▶ [GIVEN INSTRUCTION]
Select all lines with the string "diagram" in them, and copy those lines.

A block of data
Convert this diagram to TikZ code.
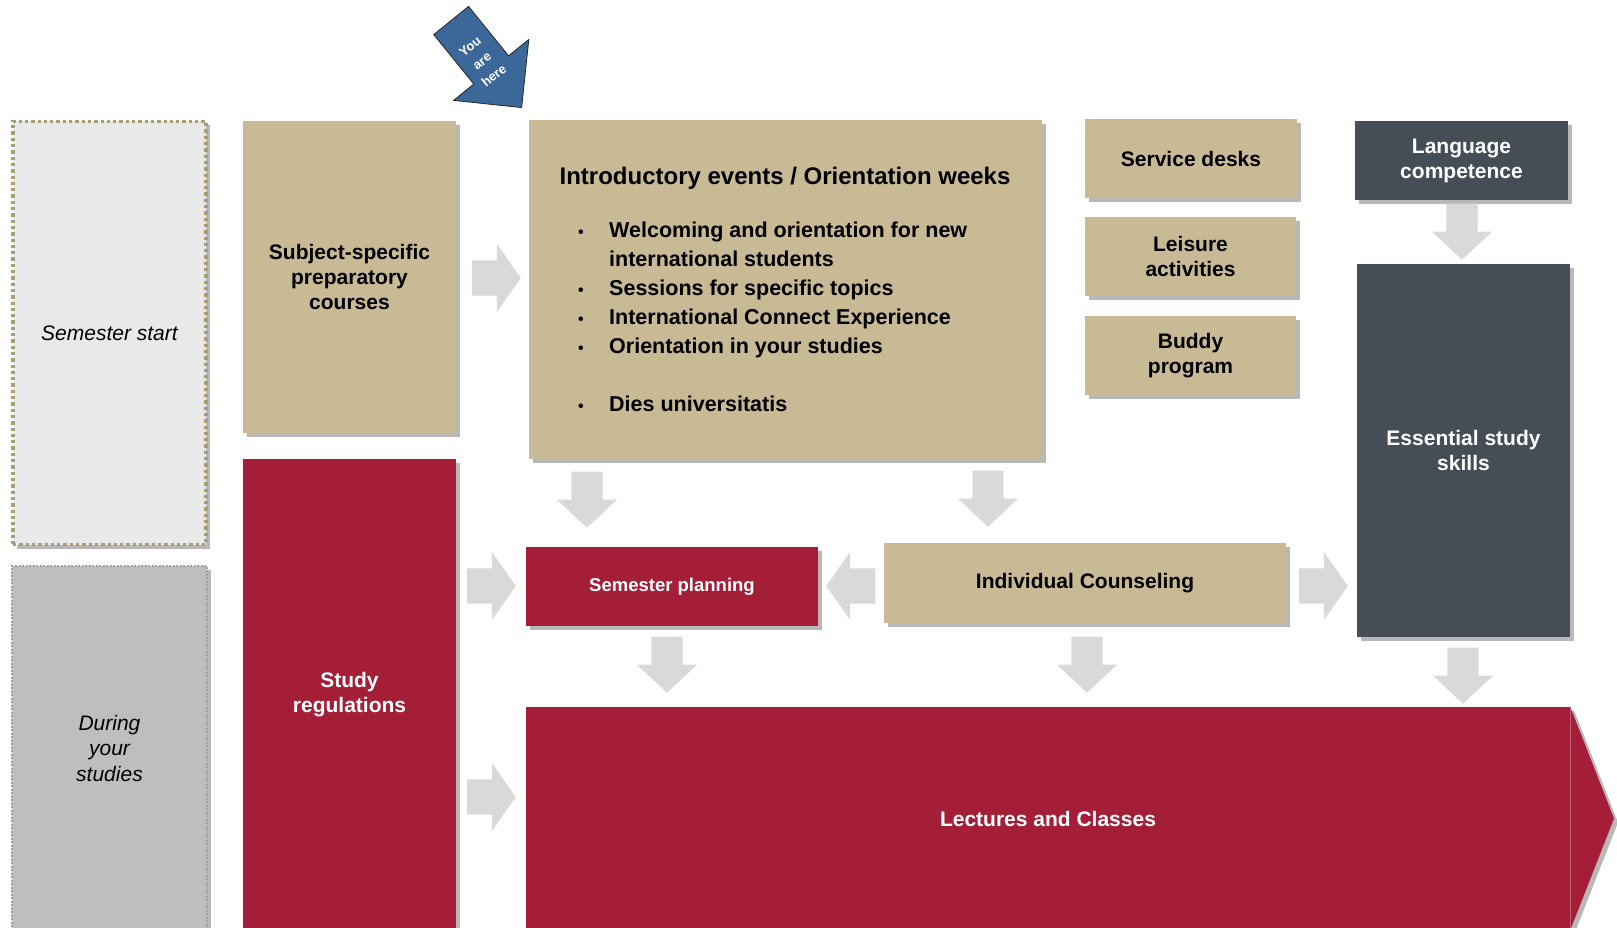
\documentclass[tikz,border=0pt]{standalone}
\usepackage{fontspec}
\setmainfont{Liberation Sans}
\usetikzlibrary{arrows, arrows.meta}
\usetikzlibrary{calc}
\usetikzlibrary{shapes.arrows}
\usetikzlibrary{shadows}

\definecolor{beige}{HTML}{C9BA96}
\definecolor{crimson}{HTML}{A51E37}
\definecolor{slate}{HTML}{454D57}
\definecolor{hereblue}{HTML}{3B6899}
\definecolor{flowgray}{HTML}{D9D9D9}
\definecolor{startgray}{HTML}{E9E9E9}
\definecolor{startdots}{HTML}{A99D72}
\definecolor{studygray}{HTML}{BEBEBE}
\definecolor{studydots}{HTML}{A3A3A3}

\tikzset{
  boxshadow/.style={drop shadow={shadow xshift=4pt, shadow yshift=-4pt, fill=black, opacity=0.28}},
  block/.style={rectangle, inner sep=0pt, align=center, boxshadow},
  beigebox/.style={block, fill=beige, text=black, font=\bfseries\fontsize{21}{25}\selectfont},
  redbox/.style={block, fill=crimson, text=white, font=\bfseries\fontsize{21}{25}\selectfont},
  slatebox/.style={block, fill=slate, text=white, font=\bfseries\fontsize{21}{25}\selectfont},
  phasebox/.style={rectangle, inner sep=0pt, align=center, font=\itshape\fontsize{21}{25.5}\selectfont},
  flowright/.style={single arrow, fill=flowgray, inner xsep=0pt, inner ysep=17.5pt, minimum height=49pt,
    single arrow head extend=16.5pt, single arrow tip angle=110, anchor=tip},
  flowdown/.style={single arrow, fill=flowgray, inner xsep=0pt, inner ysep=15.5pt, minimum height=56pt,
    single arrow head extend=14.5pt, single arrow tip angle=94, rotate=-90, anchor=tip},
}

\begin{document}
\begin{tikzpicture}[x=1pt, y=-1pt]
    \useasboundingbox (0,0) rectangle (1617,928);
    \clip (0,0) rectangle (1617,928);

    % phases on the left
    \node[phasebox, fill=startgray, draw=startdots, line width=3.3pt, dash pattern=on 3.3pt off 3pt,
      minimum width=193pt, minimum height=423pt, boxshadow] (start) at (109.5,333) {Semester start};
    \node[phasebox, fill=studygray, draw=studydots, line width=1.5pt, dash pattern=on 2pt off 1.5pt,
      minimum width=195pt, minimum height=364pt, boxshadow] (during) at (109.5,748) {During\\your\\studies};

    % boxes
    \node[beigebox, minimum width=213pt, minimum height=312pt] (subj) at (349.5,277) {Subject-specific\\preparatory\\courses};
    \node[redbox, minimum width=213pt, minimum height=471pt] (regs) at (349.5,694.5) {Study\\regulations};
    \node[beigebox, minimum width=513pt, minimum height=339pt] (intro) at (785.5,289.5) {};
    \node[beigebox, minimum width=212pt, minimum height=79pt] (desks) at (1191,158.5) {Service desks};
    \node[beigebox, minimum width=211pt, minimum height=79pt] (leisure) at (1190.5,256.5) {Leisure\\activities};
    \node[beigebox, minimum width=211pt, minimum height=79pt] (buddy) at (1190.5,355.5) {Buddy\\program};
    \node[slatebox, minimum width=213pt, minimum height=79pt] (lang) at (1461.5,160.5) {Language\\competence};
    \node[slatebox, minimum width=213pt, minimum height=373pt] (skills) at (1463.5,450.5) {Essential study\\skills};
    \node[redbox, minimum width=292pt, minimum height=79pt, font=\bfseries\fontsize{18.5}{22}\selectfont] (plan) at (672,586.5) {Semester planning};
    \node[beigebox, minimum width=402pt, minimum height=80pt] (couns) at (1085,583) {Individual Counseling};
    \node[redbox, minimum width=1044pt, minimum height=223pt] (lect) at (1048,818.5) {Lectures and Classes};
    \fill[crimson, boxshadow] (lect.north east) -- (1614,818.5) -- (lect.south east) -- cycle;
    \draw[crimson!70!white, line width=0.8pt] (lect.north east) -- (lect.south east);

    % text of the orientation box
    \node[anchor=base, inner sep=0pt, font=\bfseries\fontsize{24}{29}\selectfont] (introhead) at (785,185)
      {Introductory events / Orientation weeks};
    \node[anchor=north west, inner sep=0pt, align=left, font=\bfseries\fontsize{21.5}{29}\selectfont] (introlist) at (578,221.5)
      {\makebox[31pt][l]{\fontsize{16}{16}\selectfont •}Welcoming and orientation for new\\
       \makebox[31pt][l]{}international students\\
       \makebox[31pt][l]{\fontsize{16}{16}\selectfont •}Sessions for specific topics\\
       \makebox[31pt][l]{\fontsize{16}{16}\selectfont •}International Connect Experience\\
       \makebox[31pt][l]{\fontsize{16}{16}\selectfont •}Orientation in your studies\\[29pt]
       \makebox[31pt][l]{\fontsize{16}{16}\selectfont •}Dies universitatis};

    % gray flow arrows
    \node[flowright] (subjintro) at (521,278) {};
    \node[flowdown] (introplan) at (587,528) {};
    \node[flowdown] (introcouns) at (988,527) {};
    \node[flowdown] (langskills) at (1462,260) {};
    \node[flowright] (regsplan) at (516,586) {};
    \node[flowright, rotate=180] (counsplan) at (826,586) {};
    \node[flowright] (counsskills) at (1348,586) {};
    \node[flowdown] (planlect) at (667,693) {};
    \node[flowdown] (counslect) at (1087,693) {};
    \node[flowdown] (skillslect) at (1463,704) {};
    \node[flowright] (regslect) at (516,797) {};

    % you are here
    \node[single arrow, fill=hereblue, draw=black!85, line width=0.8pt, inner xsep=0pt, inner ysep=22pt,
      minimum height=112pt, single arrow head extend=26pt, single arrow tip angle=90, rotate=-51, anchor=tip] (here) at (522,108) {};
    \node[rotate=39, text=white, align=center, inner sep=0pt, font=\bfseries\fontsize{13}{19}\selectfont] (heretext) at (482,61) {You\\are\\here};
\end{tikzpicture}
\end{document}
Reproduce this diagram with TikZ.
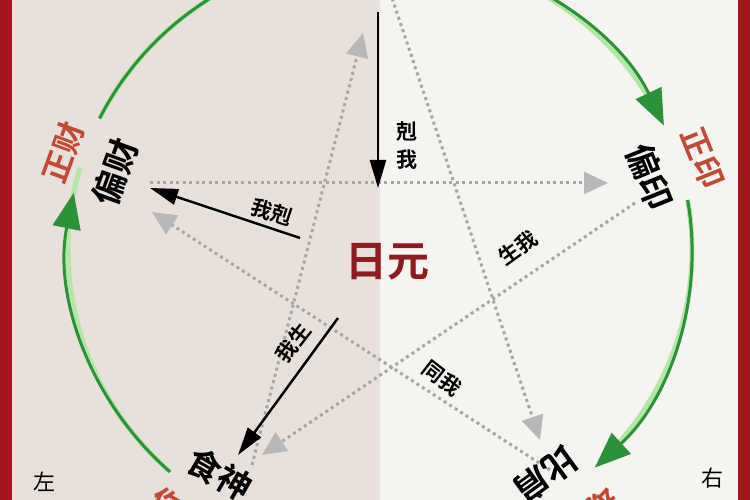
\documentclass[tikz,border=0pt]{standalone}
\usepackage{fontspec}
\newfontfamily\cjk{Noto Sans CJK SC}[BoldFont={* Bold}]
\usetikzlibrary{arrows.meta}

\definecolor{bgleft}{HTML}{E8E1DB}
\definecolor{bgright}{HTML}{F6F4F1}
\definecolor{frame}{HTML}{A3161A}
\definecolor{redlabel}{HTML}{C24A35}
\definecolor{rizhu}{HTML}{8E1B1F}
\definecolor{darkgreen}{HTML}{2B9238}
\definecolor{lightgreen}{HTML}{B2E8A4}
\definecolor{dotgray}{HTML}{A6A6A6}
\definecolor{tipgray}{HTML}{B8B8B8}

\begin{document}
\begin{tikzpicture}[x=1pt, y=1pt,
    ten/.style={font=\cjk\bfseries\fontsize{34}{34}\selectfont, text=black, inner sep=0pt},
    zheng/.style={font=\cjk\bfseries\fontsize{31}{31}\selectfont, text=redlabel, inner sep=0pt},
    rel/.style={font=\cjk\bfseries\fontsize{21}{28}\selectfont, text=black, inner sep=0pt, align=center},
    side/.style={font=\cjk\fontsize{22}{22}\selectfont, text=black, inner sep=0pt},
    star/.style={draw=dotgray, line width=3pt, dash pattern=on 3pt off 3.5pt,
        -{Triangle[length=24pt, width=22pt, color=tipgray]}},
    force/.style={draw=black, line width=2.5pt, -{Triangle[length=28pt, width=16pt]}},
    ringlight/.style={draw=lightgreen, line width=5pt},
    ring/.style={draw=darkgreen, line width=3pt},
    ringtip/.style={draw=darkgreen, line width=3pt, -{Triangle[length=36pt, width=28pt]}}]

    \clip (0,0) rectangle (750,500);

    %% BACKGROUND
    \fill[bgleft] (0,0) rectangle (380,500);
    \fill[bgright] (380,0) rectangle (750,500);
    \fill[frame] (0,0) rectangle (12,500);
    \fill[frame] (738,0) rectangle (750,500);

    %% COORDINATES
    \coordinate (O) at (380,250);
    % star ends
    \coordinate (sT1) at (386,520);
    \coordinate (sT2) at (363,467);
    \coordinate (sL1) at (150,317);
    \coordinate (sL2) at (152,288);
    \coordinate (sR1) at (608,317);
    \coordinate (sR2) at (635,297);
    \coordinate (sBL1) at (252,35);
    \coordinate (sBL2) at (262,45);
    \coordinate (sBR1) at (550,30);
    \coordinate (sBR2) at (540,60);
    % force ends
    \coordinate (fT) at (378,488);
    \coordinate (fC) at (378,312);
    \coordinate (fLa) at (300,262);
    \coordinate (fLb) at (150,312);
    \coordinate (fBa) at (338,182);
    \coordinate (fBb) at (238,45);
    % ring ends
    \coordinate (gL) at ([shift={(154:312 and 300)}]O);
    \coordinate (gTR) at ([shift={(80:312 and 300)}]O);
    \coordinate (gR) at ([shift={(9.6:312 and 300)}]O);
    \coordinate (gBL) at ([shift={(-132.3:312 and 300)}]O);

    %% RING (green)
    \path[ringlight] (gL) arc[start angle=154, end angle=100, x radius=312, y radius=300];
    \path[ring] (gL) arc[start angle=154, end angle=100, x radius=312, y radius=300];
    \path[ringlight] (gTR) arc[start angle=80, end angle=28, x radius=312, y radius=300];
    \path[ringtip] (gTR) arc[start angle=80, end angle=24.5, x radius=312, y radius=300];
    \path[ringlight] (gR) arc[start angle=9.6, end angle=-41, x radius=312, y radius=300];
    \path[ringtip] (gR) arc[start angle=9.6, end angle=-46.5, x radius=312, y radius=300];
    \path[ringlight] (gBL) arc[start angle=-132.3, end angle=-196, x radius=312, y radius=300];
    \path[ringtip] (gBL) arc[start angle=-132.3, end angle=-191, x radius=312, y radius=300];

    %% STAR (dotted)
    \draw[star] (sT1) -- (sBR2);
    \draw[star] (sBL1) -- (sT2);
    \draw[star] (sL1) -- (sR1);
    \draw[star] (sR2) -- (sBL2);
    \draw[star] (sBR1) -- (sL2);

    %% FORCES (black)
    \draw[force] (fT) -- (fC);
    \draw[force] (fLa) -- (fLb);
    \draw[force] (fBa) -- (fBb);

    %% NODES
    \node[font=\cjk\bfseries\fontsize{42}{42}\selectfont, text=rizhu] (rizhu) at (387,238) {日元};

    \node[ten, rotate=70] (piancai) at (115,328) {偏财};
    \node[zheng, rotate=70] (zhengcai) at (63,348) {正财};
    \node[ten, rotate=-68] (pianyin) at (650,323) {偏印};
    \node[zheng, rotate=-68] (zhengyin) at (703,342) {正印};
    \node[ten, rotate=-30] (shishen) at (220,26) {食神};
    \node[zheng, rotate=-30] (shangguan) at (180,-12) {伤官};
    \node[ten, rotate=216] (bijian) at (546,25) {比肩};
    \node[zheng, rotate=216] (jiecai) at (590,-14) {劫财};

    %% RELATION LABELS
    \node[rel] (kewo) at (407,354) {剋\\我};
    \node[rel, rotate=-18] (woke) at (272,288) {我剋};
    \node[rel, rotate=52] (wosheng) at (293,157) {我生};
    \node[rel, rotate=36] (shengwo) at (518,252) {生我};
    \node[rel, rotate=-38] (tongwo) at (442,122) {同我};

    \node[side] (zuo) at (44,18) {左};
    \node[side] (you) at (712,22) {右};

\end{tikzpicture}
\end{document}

▶ [WRITTEN RESPONSE]
Convert this diagram to TikZ code.
Reproduce this diagram with TikZ.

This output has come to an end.